Our ancestors were always curious about the origin of life. In prehistoric times, due to limited levels of productivity, people didn’t have the ability to live in harmony with nature, so they were constantly faced with the threat of disasters and death. And the worse the disaster was, the stronger their desire for protection from a supernatural force grew. Amidst these disasters, mortality was of central focus. As reproduction was closely related to the survival and growth of clans, prehistoric people were desperate for the birth of a new life and prayed for endless births to withstand frequent disasters and deaths.
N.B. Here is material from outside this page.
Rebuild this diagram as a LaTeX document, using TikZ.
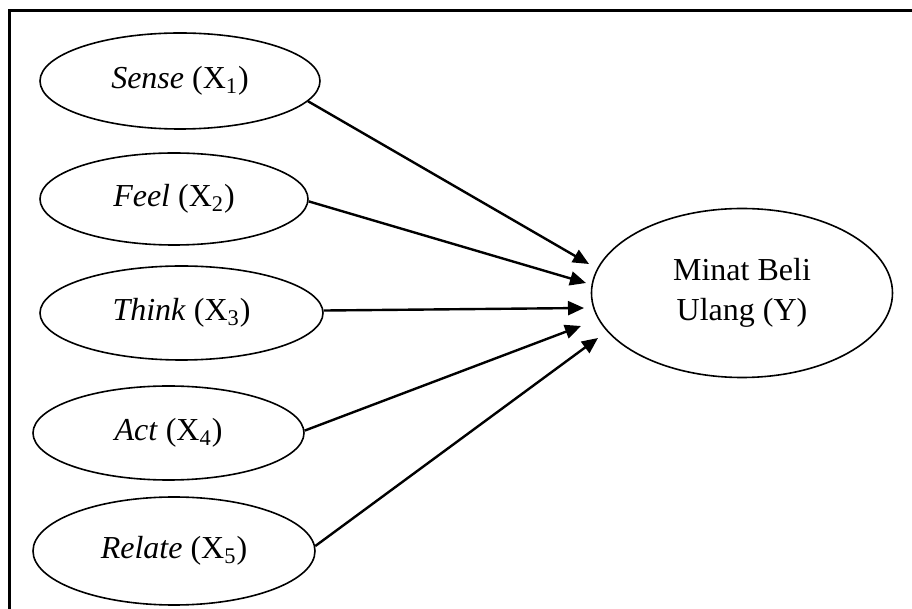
\documentclass[tikz,border=0pt]{standalone}
\usepackage{fontspec}
\setmainfont{Liberation Serif}
\usetikzlibrary{shapes.geometric,arrows.meta}
\tikzset{
  var/.style={ellipse, draw, line width=0.8pt, inner sep=0pt, align=center,
    font=\fontsize{16}{20}\selectfont},
  link/.style={line width=1.2pt, -{Triangle[length=8pt,width=7pt]}},
  frameline/.style={line width=1.2pt}
}
\begin{document}
\begin{tikzpicture}[x=0.5pt,y=-0.5pt]
\useasboundingbox (0,0) rectangle (912,609);
\coordinate (fa) at (912,10.5);
\coordinate (fb) at (9.5,10.5);
\coordinate (fc) at (9.5,609);
\draw[frameline] (fa) -- (fb) -- (fc);

\node[var, minimum width=140pt, minimum height=48pt] (x1) at (180,81) {\textit{Sense} (X\textsubscript{1})};
\node[var, minimum width=134pt, minimum height=46pt] (x2) at (174,199) {\textit{Feel} (X\textsubscript{2})};
\node[var, minimum width=141.5pt, minimum height=47pt] (x3) at (181.5,313) {\textit{Think} (X\textsubscript{3})};
\node[var, minimum width=135.5pt, minimum height=47pt] (x4) at (168.5,433) {\textit{Act} (X\textsubscript{4})};
\node[var, minimum width=141pt, minimum height=54pt] (x5) at (174,551) {\textit{Relate} (X\textsubscript{5})};
\node[var, minimum width=150.5pt, minimum height=84.5pt] (y) at (742,293) {Minat Beli\\Ulang (Y)};

\coordinate (t1) at (589,264);
\coordinate (t2) at (586,283);
\coordinate (t3) at (584,308);
\coordinate (t4) at (581,326);
\coordinate (t5) at (598,338);

\draw[link] (x1.-9.4) -- (t1);
\draw[link] (x2.-1.7) -- (t2);
\draw[link] (x3.1) -- (t3);
\draw[link] (x4.1) -- (t4);
\draw[link] (x5.2.4) -- (t5);
\end{tikzpicture}
\end{document}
At that time, due to the lack of knowledge about fertility, the one basic fact people saw was that everyone was born of their own mothers. Therefore, women were deified, and people worshiped the goddesses of fertility. Meanwhile, great importance was attached to childbirth, which was carried out in the wild and accompanied by a grand blessing ceremony. The people of that time believed that the reproductive capacity of pregnant women could be passed to the earth through these mysterious rituals, making the earth fertile, and vice versa. Therefore, the worship of fertility was often combined with sacrifice to the Earth Mother and prayer for bumper harvests in ancient times.
Female figurines with a focus on the pregnant body have been found in the Xinglongwa Culture (6200–5400 BC) in the western part of Liaoning Province; the common feature of these stone statues is that they give a full depiction of women’s large breasts and bulging bellies, while comparatively ignoring other parts of the body. There are seven figurines of nude pregnant women unearthed from the Zhaobaogou Culture (4500–4000 BC), among which a stone statue with a damaged head captures, in particular, the posture of a woman in labor. The bottoms of those figurines are mostly conically shaped, which indicates that they used to be planted in the earth and worshipped as goddesses.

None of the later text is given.